This week, the Cuban government moved to squelch a new threat to the revolution: reggaeton.
A fusion of dancehall reggae, tropical salsa and American hip hop, reggaeton emerged in the late 1970s in Panama, where it was initially popular with Jamaican immigrants. From there, it spread across the Caribbean and into the United States until, thanks to hits such as Daddy Yankee’s 2004 global smash Gasolina, it became the dominant form of popular music for much of North America’s Spanish-speaking population.
Like both hip hop and dancehall, the lyrics in reggaeton can be crudely direct in their appreciation of sex and feminine allure, and this was the impetus behind the Cuban crackdown. Orlando Vistel Columbie, president of the Cuban Institute of Music, complained to Granma, the government’s official newspaper, that reggaeton’s “aggressive, sexually obscene lyrics … deform the innate sensuality of Cuban women.”
This is not Mr. Vistel’s first go-round with reggaeton. In 2011, both he and Abel Prieto, then minister of culture, denounced the Osmania Garcia hit Chupi Chupi, a catchy, accordion-fuelled dance tune that uses lollipops as a sexual metaphor. Mr. Prieto raged that the song “put the soul of the nation in the balance,” and Chupi Chupi (http://www.youtube.com/watch?v=ywoC2damVmU) was pulled from Cuba’s national music video awards show.
Cuba’s post-revolutionary governments have long had an uneasy relationship with imported pop styles. Che Guevara had the government outlaw rock and roll, and initiated a crackdown on jazz that banned performances and put some musicians in prison.
But Cuba is actually late to the party in its opposition to reggaeton. Alarmed by the music’s lyrical vulgarity, officials in Puerto Rico launched a crackdown in 1995, seizing cassettes and CDs and fining retailers for violating obscenity statutes. Seven years later, hearings were held to consider regulating reggaeton because of what then senator Velda Gonzalez described as the music’s “slackness.”
In 2006, reggaetoneros such as Tego Calderon and Daddy Yankee were banned from performing in the Dominican Republic because of their lyrics, and their recordings were pulled off the radio. Last year in Colombia, lawyer Joaquin Torres filed a class-action suit requesting a ban on the sale and distribution of reggaeton recordings, arguing that they contained “subliminal messages” encouraging drug use.
Still, banning reggaeton remains one of world’s milder forms of musical repression. In Iran, President Mahmoud Ahmadinejad took Western and “indecent” music off state-run radio and television in 2005, a move that silenced such threats to the state as Eric Clapton and Kenny G. Two years ago, Ayatollah Ali Khamenei issued a fatwa proclaiming that, although music was halal, “promoting or teaching music is not compatible with the highest values of the Islamic Republic.”

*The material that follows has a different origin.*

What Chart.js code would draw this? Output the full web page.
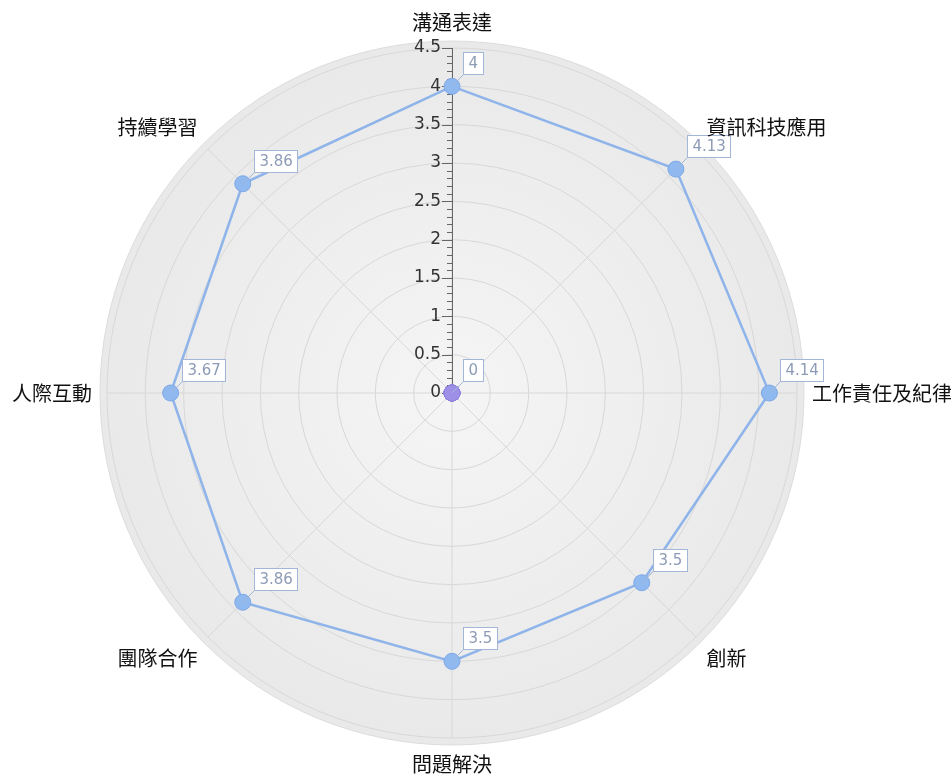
<!DOCTYPE html>
<html>
<head>
<meta charset="utf-8">
<script src="https://cdn.jsdelivr.net/npm/chart.js@4"></script>
<style>
  html, body { margin: 0; padding: 0; background: #fff; }
  #wrap { width: 951px; height: 774px; position: relative; }
</style>
</head>
<body>
<div id="wrap"><canvas id="radar"></canvas></div>
<script>
// Radar of competency scores (0 - 4.5 scale)

const categories = ['溝通表達', '資訊科技應用', '工作責任及紀律', '創新', '問題解決', '團隊合作', '人際互動', '持續學習'];
const scores = [4, 4.13, 4.14, 3.5, 3.5, 3.86, 3.67, 3.86];
const baseline = [0, 0, 0, 0, 0, 0, 0, 0];
const tickValues = [0, 0.5, 1, 1.5, 2, 2.5, 3, 3.5, 4, 4.5];
const scaleMax = 4.5;

// grey disc behind the grid
const discBackground = {
  id: 'discBackground',
  beforeDraw(chart) {
    const s = chart.scales.r;
    const ctx = chart.ctx;
    const cx = s.xCenter, cy = s.yCenter, R = s.drawingArea;
    ctx.save();
    const g = ctx.createRadialGradient(cx, cy, 0, cx, cy, R + 7);
    g.addColorStop(0, '#f5f5f5');
    g.addColorStop(1, '#e9e9e9');
    ctx.beginPath();
    ctx.arc(cx, cy, R + 7, 0, Math.PI * 2);
    ctx.fillStyle = g;
    ctx.fill();
    ctx.lineWidth = 1;
    ctx.strokeStyle = '#dcdcdc';
    ctx.stroke();
    ctx.restore();
  }
};

// category names round the outside, placed from the scale's own point positions
const categoryLabels = {
  id: 'categoryLabels',
  afterDraw(chart) {
    const s = chart.scales.r;
    const ctx = chart.ctx;
    const cx = s.xCenter, cy = s.yCenter;
    ctx.save();
    ctx.font = '20px "Noto Sans CJK TC", sans-serif';
    ctx.fillStyle = '#111';
    ctx.textBaseline = 'middle';
    categories.forEach((name, i) => {
      const p = s.getPointPosition(i, s.drawingArea + 15);
      let y = p.y;
      if (Math.abs(p.x - cx) < 1) ctx.textAlign = 'center';
      else ctx.textAlign = p.x > cx ? 'left' : 'right';
      if (Math.abs(p.y - cy) > 1) y += p.y < cy ? -11 : 11;
      ctx.fillText(name, p.x, y);
    });
    ctx.restore();
  }
};

// vertical value axis with ticks along the top spoke
const valueAxis = {
  id: 'valueAxis',
  beforeDatasetsDraw(chart) {
    const s = chart.scales.r;
    const ctx = chart.ctx;
    const cx = s.xCenter, cy = s.yCenter;
    ctx.save();
    ctx.strokeStyle = '#666';
    ctx.lineWidth = 1;
    ctx.beginPath();
    ctx.moveTo(cx + 0.5, cy);
    ctx.lineTo(cx + 0.5, cy - s.getDistanceFromCenterForValue(scaleMax));
    ctx.stroke();
    // minor ticks every 0.1
    for (let i = 0; i <= 45; i++) {
      const y = Math.round(cy - s.getDistanceFromCenterForValue(i / 10)) + 0.5;
      const len = i % 5 === 0 ? 10 : 5;
      ctx.beginPath();
      ctx.moveTo(cx - len, y);
      ctx.lineTo(cx + 0.5, y);
      ctx.stroke();
    }
    ctx.fillStyle = '#333';
    ctx.font = '17px "DejaVu Sans", sans-serif';
    ctx.textAlign = 'right';
    ctx.textBaseline = 'middle';
    tickValues.forEach(v => {
      const y = cy - s.getDistanceFromCenterForValue(v);
      ctx.fillText(String(v), cx - 11, y);
    });
    ctx.restore();
  }
};

// little boxed value labels next to each point
const valueBoxes = {
  id: 'valueBoxes',
  afterDatasetsDraw(chart) {
    const ctx = chart.ctx;
    ctx.save();
    ctx.font = '15px "DejaVu Sans", sans-serif';
    ctx.textBaseline = 'middle';
    ctx.textAlign = 'left';
    chart.data.datasets.forEach((ds, di) => {
      const meta = chart.getDatasetMeta(di);
      const pts = di === 1 ? meta.data.slice(0, 1) : meta.data;
      pts.forEach((pt, i) => {
        const txt = String(ds.data[i]);
        const w = Math.round(ctx.measureText(txt).width + 10);
        const h = 22;
        const bx = Math.round(pt.x + 11) + 0.5;
        const by = Math.round(pt.y - 12 - h) + 0.5;
        ctx.strokeStyle = '#a3b6d8';
        ctx.lineWidth = 1;
        ctx.beginPath();
        ctx.moveTo(pt.x, pt.y);
        ctx.lineTo(bx, by + h);
        ctx.stroke();
        ctx.fillStyle = '#fff';
        ctx.fillRect(bx, by, w, h);
        ctx.strokeRect(bx, by, w, h);
        ctx.fillStyle = '#8d9bb6';
        ctx.fillText(txt, bx + 5, by + h / 2 + 1);
      });
    });
    ctx.restore();
  }
};

new Chart(document.getElementById('radar'), {
  type: 'radar',
  data: {
    labels: categories,
    datasets: [{
      label: 'score',
      data: scores,
      borderColor: '#8fb4ea',
      borderWidth: 2.5,
      fill: false,
      pointRadius: 8,
      pointHoverRadius: 8,
      pointBackgroundColor: '#90b9f0',
      pointBorderColor: '#7ea8e6',
      pointBorderWidth: 1
    }, {
      label: 'base',
      data: baseline,
      borderColor: '#9d90e6',
      borderWidth: 1,
      fill: false,
      pointRadius: 8,
      pointBackgroundColor: '#9d90e6',
      pointBorderColor: '#8f82dc',
      pointBorderWidth: 1
    }]
  },
  options: {
    responsive: true,
    maintainAspectRatio: false,
    animation: false,
    layout: { padding: { top: 48, bottom: 36, left: 107, right: 154 } },
    plugins: {
      legend: { display: false },
      tooltip: { enabled: false }
    },
    scales: {
      r: {
        min: 0,
        max: scaleMax,
        beginAtZero: true,
        ticks: { display: false, stepSize: 0.5 },
        grid: { circular: true, color: '#d8d8d8', lineWidth: 1 },
        angleLines: { color: '#d8d8d8', lineWidth: 1 },
        pointLabels: { display: false }
      }
    }
  },
  plugins: [discBackground, valueAxis, valueBoxes, categoryLabels]
});
</script>
</body>
</html>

More recently, the Islamic rebels who control the north of Mali have implemented a complete ban on music, destroying instruments and jailing or executing musicians. “Instead of singing, why don’t they read the Koran,” Oumar Ould Hamar, the military leader for the Movement of Oneness and Jihad in West Africa, told The Washington Post. “We are not only against the musicians in Mali. We are in a struggle against all the musicians of the world.”